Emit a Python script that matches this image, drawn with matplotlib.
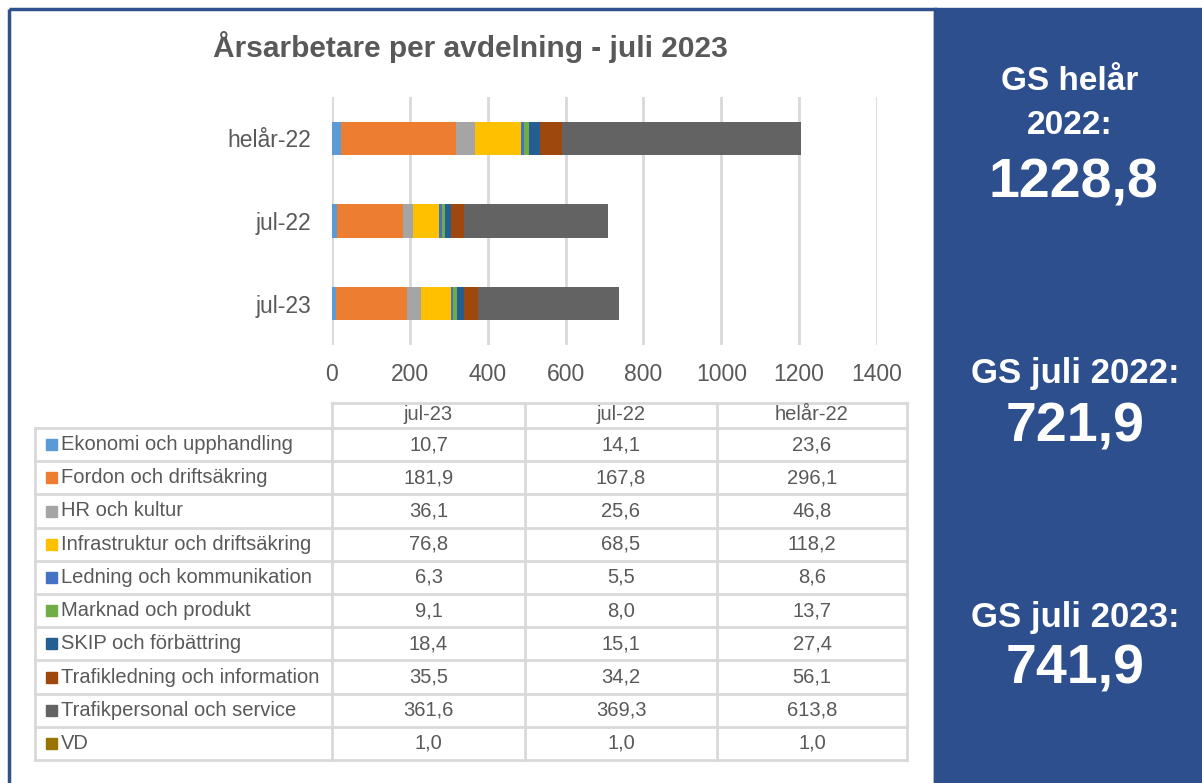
import matplotlib.pyplot as plt
from matplotlib.patches import Rectangle

plt.rcParams['font.family'] = ['Liberation Sans', 'DejaVu Sans']

# data
periods = ['jul-23', 'jul-22', 'helår-22']
departments = ['Ekonomi och upphandling', 'Fordon och driftsäkring', 'HR och kultur',
               'Infrastruktur och driftsäkring', 'Ledning och kommunikation',
               'Marknad och produkt', 'SKIP och förbättring',
               'Trafikledning och information', 'Trafikpersonal och service', 'VD']
jul23 = [10.7, 181.9, 36.1, 76.8, 6.3, 9.1, 18.4, 35.5, 361.6, 1.0]
jul22 = [14.1, 167.8, 25.6, 68.5, 5.5, 8.0, 15.1, 34.2, 369.3, 1.0]
helar22 = [23.6, 296.1, 46.8, 118.2, 8.6, 13.7, 27.4, 56.1, 613.8, 1.0]
colors = ['#5B9BD5', '#ED7D31', '#A5A5A5', '#FFC000', '#4472C4',
          '#70AD47', '#255E91', '#9E480E', '#636363', '#997300']

W, H = 1202, 783
fig = plt.figure(figsize=(W / 100, H / 100), dpi=100)
txt = '#595959'

# background canvas in pixel coords
bg = fig.add_axes([0, 0, 1, 1])
bg.set_xlim(0, W)
bg.set_ylim(H, 0)
bg.axis('off')
bg.add_patch(Rectangle((9, 9), 926, 790, fill=False, ec='#2F528F', lw=2.5))
bg.add_patch(Rectangle((934, 8), W - 934, H, color='#2E4F8E'))

bg.text(470, 47, 'Årsarbetare per avdelning - juli 2023', ha='center', va='center',
        fontsize=21.5, fontweight='bold', color=txt)

# side panel
big = dict(ha='center', va='center', color='white', fontweight='bold')
bg.text(1070, 82, 'GS helår', fontsize=24, **big)
bg.text(1070, 126, '2022:', fontsize=24, **big)
bg.text(1073, 183, '1228,8', fontsize=40, **big)
bg.text(1075, 373, 'GS juli 2022:', fontsize=25, **big)
bg.text(1075, 427, '721,9', fontsize=40, **big)
bg.text(1075, 617, 'GS juli 2023:', fontsize=25, **big)
bg.text(1075, 670, '741,9', fontsize=40, **big)

# bar chart
ax = fig.add_axes([332 / W, 1 - 345 / H, (877 - 332) / W, (345 - 97) / H])
series = [jul23, jul22, helar22]
left = [0.0] * 3
for i, dep in enumerate(departments):
    vals = [s[i] for s in series]
    ax.barh(range(3), vals, left=left, height=0.4, color=colors[i], label=dep)
    left = [l + v for l, v in zip(left, vals)]
ax.set_xlim(0, 1400)
ax.set_ylim(-0.5, 2.5)
ax.set_yticks(range(3))
ax.set_yticklabels(periods)
ax.set_xticks(range(0, 1401, 200))
ax.tick_params(length=0, labelsize=16.5, labelcolor=txt)
ax.tick_params(axis='y', pad=15)
ax.tick_params(axis='x', pad=13)
ax.grid(axis='x', color='#D9D9D9', lw=2)
ax.set_axisbelow(True)
for s in ax.spines.values():
    s.set_visible(False)

# data table
col_x = [35, 332, 525, 717, 907]
row_top = 428
row_h = 33.2
gc = '#D9D9D9'
bg.plot([332, 907], [403, 403], color=gc, lw=2)
for x in col_x[1:]:
    bg.plot([x, x], [403, row_top + row_h * 10], color=gc, lw=2)
bg.plot([35, 35], [row_top, row_top + row_h * 10], color=gc, lw=2)
for r in range(11):
    y = row_top + r * row_h
    bg.plot([35, 907], [y, y], color=gc, lw=2)
for j, p in enumerate(periods):
    bg.text((col_x[j + 1] + col_x[j + 2]) / 2, 415, p, ha='center', va='center',
            fontsize=14.5, color=txt)
for r, dep in enumerate(departments):
    yc = row_top + r * row_h + row_h / 2
    bg.add_patch(Rectangle((46, yc - 5.5), 11, 11, color=colors[r]))
    bg.text(61, yc, dep, ha='left', va='center', fontsize=14.5, color=txt)
    for j, s in enumerate(series):
        val = f'{s[r]:.1f}'.replace('.', ',')
        bg.text((col_x[j + 1] + col_x[j + 2]) / 2, yc, val, ha='center', va='center',
                fontsize=14.5, color=txt)

fig.savefig('out.png', dpi=100)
════════════════════
TASK STATEMENT
Please extract exactly the lines of the data, from the first through the line containing "plt.rcParams['font.family'] = ['Liberation", and add no pictures to the copy.

RESPONSE
Emit a Python script that matches this image, drawn with matplotlib.
import matplotlib.pyplot as plt
from matplotlib.patches import Rectangle

plt.rcParams['font.family'] = ['Liberation Sans', 'DejaVu Sans']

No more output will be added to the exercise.